Michael Southern, Figure in Landscape, 2017, Charcoal, gesso and ink on paper, 7 x 7”
- Exhibition on view: October 8 – November 1, 2018
- Opening reception: Wednesday, October 31, from 12 to 1pm
The Helzer Gallery at Portland Community College’s Rock Creek campus is pleased to present The First Writing. This show is a comprehensive exhibition of drawings curated by PCC Art Instructor Mark Andres.
The statement by Marjane Satrapi, “The first writing by the human being was drawing,” inspired Curator Mark Andres to conceive of The First Writing exhibition. It was Andres’ intention to bring together a diverse group of artists for whom “drawing remains a primal means of communication: one parallel to written language, but a preverbal one which ties these artists to the ancestral caves and to the mysteries of looking before the world was named.”

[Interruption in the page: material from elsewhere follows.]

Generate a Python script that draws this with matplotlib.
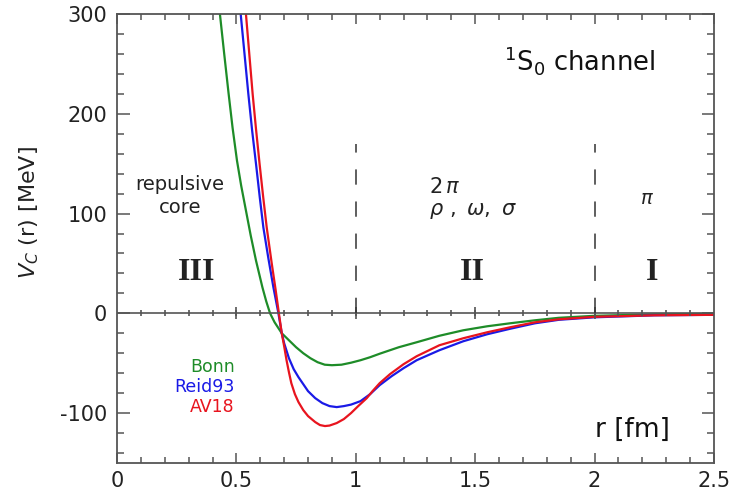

The artists invited to show their work in The First Writing are a range of local artists, Portland Community College instructors, and artists from throughout the world. They are united by a “common love of drawing,” and “share common desire to communicate not with words, numbers, bits or photos, but with objects made directly by human hands,” according to Andres.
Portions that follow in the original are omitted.